The group said losses from US loans and mortgages soared to $4.3 billion (£2.73 billion) in the third quarter.

Fellow lender Nationwide also revealed more woes for the sector, with an 18 per cent drop in underlying interim profits and warnings of two more years of house price falls.

And Abbey-owner Santander, which owns Bradford & Bingley’s branch and savings business, became the latest bank to appeal to shareholders for a balance sheet boost.

The third quarter trading update from HSBC marked the last to come from the big five UK banks.

The group confirmed third quarter profits were up on a year ago thanks to growth in Asia, but said its pre-tax profits in the nine months of the year had suffered.

HSBC also signalled there may be less support rom its Asian market as it said growth was beginning to slow.

Its troubled US consumer finance business saw losses from defaults rise by $700 million (£443 million) in the third quarter.

HSBC said it was braced for even higher impairment charges as credit trends worsened.

The US business is being impacted by rising borrower defaults amid increasing levels of unemployment as the US economy goes into reverse.

In the UK, bad debts rose in the three months to the end of September, although it said loan impairments reduced in the year to date.

Michael Geoghegan, group chief executive, said the banking industry was facing “extraordinary times”.

Its investment banking business – seeing four per cent of its global workforce cut – took a $600 million (£383?million) credit crunch writedown.

HSBC added the hit would have been $835 million (£529 million) higher had it not been for an accounting change. The bank was first to flag up losses from the US sub-prime mortgage meltdown, which led to the credit crunch – the root of the global banking crisis.

But its presence in markets such as Asia and the Middle East has until now protected HSBC.

The bank has not been forced to ask for taxpayer cash under the Government’s £37 billion bank bail-out, transferring cash from other parts of the business to boost capital strength.

However, there was little hope of better borrowing for Britons despite the moves to shore up bank balance sheets, with HSBC saying it had still not decided if last week’s shock 1.5 per cent interest rate cut would be passed on to standard variable rate (SVR) borrowers. Nationwide revealed a 72 per cent plunge in half-year residential mortgage lending – to £1 billion in the six months to September 30.
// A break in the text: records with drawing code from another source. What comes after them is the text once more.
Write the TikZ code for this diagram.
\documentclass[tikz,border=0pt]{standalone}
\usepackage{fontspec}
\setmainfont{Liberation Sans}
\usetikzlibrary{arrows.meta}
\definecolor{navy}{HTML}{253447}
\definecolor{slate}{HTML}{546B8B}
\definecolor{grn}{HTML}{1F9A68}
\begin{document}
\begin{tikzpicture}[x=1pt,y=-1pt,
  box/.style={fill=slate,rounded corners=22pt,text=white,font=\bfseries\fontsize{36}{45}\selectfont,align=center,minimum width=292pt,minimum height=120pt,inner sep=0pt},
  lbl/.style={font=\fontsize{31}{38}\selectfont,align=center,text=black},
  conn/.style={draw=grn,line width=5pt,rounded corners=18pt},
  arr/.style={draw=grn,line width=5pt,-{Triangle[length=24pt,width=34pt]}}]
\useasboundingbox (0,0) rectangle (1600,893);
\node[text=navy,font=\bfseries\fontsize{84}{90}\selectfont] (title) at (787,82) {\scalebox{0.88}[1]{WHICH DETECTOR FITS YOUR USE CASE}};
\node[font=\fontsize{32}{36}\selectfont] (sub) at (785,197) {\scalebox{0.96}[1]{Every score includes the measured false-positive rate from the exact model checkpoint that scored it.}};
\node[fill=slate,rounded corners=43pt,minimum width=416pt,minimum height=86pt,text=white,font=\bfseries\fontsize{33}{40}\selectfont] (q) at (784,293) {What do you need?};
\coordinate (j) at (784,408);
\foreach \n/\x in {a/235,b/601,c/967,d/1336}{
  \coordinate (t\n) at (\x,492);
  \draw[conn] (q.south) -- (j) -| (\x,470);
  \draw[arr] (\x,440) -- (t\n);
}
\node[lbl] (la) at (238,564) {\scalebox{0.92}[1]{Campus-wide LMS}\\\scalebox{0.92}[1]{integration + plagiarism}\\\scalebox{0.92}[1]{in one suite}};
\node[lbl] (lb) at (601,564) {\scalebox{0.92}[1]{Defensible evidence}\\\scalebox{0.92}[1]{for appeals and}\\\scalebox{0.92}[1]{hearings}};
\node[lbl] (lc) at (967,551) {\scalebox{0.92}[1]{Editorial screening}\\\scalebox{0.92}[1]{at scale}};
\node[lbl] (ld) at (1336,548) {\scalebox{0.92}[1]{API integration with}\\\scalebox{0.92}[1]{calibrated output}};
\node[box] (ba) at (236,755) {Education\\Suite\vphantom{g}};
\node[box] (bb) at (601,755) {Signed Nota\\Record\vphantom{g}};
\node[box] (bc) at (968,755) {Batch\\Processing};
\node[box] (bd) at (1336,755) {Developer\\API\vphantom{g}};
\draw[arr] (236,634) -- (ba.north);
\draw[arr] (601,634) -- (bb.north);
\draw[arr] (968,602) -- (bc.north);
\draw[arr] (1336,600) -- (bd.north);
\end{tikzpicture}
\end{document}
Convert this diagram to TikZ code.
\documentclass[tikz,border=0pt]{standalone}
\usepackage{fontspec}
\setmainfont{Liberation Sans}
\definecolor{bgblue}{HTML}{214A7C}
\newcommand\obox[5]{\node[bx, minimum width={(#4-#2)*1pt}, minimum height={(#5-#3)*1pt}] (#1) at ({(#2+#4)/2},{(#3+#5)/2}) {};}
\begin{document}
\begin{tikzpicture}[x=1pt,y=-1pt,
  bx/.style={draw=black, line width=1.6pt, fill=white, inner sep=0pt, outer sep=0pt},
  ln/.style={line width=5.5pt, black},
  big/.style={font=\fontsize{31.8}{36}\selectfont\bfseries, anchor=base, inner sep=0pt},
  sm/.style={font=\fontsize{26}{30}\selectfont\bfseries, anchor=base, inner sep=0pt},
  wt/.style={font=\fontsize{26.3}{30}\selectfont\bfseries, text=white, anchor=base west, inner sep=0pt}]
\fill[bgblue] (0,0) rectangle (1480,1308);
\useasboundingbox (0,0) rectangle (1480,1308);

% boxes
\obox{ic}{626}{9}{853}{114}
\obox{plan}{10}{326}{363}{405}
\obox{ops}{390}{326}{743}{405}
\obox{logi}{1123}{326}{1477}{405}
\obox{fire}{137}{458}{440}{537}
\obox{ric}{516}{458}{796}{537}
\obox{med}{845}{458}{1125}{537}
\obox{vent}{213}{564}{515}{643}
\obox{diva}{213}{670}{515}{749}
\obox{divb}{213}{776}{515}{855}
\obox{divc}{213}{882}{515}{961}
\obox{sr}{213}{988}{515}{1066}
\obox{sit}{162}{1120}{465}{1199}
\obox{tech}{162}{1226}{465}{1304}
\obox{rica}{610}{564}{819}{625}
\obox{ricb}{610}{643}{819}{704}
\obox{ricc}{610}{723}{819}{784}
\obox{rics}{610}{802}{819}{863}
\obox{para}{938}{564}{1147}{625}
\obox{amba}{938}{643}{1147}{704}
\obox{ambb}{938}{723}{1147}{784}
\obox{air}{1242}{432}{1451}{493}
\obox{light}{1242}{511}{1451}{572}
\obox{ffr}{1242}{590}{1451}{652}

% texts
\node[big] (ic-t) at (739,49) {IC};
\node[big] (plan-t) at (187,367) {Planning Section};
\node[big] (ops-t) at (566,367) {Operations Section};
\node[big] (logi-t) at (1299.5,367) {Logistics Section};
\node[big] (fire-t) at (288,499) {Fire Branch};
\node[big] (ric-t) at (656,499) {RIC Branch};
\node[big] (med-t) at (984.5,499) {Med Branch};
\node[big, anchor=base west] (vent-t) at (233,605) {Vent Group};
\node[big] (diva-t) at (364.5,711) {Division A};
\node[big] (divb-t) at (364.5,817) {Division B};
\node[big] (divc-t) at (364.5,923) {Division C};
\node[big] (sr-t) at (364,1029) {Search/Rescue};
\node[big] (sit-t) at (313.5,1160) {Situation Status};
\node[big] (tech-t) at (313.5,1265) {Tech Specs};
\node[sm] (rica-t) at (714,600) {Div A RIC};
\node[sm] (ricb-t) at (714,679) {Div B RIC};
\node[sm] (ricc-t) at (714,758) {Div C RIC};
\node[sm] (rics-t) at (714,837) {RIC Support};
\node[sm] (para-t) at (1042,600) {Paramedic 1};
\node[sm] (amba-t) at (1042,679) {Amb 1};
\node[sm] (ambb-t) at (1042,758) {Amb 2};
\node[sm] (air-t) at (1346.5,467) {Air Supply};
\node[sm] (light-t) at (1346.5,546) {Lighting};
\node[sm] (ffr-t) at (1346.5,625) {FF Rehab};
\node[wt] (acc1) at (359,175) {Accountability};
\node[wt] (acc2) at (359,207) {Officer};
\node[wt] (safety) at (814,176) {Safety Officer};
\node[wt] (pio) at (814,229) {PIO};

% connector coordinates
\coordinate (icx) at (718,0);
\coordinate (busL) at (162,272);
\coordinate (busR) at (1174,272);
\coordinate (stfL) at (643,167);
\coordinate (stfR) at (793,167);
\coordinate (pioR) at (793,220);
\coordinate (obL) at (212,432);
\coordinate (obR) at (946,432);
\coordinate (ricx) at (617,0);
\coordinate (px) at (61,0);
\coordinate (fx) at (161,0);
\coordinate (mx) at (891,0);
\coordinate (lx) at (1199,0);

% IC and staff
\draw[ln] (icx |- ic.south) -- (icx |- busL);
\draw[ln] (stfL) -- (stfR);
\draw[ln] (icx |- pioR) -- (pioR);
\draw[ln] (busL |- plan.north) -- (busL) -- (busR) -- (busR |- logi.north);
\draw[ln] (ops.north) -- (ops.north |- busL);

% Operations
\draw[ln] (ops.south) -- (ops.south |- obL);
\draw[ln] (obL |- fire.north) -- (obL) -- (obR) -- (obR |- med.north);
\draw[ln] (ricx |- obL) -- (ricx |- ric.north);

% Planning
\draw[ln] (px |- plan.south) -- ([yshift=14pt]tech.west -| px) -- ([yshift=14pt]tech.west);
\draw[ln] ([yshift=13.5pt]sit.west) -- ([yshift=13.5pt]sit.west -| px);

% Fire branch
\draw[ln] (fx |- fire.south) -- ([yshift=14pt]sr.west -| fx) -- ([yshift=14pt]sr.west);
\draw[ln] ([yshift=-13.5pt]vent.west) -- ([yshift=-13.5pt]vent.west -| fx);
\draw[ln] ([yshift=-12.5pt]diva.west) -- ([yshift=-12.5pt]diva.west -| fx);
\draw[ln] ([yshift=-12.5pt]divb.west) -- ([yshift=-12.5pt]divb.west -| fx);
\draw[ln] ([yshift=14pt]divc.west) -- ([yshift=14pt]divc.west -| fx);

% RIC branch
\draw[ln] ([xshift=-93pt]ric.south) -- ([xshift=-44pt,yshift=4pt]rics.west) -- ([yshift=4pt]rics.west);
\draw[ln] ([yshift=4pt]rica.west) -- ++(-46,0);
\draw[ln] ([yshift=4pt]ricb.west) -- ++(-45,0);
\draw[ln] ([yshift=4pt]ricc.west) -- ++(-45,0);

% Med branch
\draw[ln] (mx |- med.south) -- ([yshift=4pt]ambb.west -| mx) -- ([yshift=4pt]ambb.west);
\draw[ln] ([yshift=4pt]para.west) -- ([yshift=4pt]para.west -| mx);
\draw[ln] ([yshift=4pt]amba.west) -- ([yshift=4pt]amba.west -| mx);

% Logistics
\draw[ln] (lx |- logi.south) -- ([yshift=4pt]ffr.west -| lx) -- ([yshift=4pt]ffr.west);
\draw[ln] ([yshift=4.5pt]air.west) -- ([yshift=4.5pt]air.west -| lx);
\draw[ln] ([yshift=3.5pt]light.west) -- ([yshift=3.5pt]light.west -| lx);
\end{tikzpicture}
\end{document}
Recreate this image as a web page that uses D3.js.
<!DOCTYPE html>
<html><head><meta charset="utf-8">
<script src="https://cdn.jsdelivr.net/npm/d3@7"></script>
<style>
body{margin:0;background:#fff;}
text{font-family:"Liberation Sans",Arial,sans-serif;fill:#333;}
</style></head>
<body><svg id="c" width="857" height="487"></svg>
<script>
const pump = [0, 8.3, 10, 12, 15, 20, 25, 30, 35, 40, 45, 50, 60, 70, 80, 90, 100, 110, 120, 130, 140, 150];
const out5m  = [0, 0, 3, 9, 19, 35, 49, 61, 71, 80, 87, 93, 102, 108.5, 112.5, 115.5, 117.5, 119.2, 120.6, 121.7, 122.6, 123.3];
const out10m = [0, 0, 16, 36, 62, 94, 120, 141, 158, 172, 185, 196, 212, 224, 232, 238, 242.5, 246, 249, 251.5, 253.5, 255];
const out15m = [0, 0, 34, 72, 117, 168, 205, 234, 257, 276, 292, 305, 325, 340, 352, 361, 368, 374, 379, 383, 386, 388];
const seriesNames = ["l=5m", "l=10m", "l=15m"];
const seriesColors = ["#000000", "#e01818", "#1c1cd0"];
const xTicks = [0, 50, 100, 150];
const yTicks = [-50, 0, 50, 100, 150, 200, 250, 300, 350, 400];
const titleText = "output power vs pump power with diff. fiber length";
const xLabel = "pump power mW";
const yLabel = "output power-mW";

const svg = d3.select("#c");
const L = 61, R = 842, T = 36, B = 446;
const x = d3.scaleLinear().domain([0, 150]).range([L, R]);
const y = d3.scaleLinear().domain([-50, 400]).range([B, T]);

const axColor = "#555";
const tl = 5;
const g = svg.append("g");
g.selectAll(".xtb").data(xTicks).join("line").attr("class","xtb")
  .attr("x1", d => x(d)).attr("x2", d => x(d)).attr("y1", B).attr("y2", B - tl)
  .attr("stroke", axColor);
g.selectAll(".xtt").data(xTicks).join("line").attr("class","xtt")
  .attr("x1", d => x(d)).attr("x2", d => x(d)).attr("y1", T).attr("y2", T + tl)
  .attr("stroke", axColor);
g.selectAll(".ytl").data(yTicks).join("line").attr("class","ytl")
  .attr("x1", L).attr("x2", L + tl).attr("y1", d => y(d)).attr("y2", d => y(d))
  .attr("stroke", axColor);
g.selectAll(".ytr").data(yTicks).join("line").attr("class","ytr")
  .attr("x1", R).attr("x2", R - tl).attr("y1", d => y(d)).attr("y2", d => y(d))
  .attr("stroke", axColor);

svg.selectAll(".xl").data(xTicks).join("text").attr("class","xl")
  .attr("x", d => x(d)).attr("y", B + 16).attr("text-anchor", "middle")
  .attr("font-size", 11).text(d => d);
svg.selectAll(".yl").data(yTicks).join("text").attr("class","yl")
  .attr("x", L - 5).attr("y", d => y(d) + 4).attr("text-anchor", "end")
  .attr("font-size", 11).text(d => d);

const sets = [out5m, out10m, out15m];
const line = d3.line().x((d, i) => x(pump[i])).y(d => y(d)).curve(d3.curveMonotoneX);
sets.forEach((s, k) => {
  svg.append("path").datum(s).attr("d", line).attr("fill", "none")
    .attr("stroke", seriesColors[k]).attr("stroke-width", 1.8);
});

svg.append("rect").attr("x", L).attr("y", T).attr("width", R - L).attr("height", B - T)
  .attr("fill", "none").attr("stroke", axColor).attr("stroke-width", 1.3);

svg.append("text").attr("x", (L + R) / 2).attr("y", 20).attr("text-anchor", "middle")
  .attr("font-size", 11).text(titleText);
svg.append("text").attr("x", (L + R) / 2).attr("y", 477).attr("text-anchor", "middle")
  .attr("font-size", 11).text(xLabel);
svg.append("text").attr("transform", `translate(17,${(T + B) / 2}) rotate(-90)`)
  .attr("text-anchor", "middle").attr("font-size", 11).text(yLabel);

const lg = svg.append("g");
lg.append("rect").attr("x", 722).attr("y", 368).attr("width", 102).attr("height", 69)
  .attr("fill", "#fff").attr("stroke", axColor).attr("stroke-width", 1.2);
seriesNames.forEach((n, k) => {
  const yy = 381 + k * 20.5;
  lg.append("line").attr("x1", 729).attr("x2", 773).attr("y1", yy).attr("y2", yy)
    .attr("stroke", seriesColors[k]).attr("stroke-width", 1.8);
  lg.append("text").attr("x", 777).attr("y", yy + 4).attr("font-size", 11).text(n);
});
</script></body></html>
Its share of the net lending mortgage market fell to 5.6 per cent from 6.2 per cent this time last year.

Nationwide said the clampdown came partly as it sought higher quality borrower business, although the group saw bad debts rise more than a fifth to £74 million in the first half as borrowers struggled with repayments.

Nationwide funded lending in the six months to September 30 through retail deposits, at £2.6 billion.

It said its share of the retail deposits market almost doubled to 34 per cent, from 18 last year as savers made a “flight to safety”.

But it paid a higher price to attract savers amid heightened competition and said this hit underlying interim profits, down from £394 million a year ago to £322 million.

Graham Beale, chief executive of Nationwide, said house prices would continue to fall by one to 1.5 per cent a month at least for the remainder of the year. But he added there was hope the market would see a turnaround as price falls and lower interest rates began to help buyers.

Nationwide was one of a number of lenders to pass on the Bank of England’s 1.5 per cent base rate cut on standard variable mortgages last week amid reports the Government had pressured them to make cuts.

Mr Beale remained tight-lipped on the part played by the Government, but said there was “no conflict”.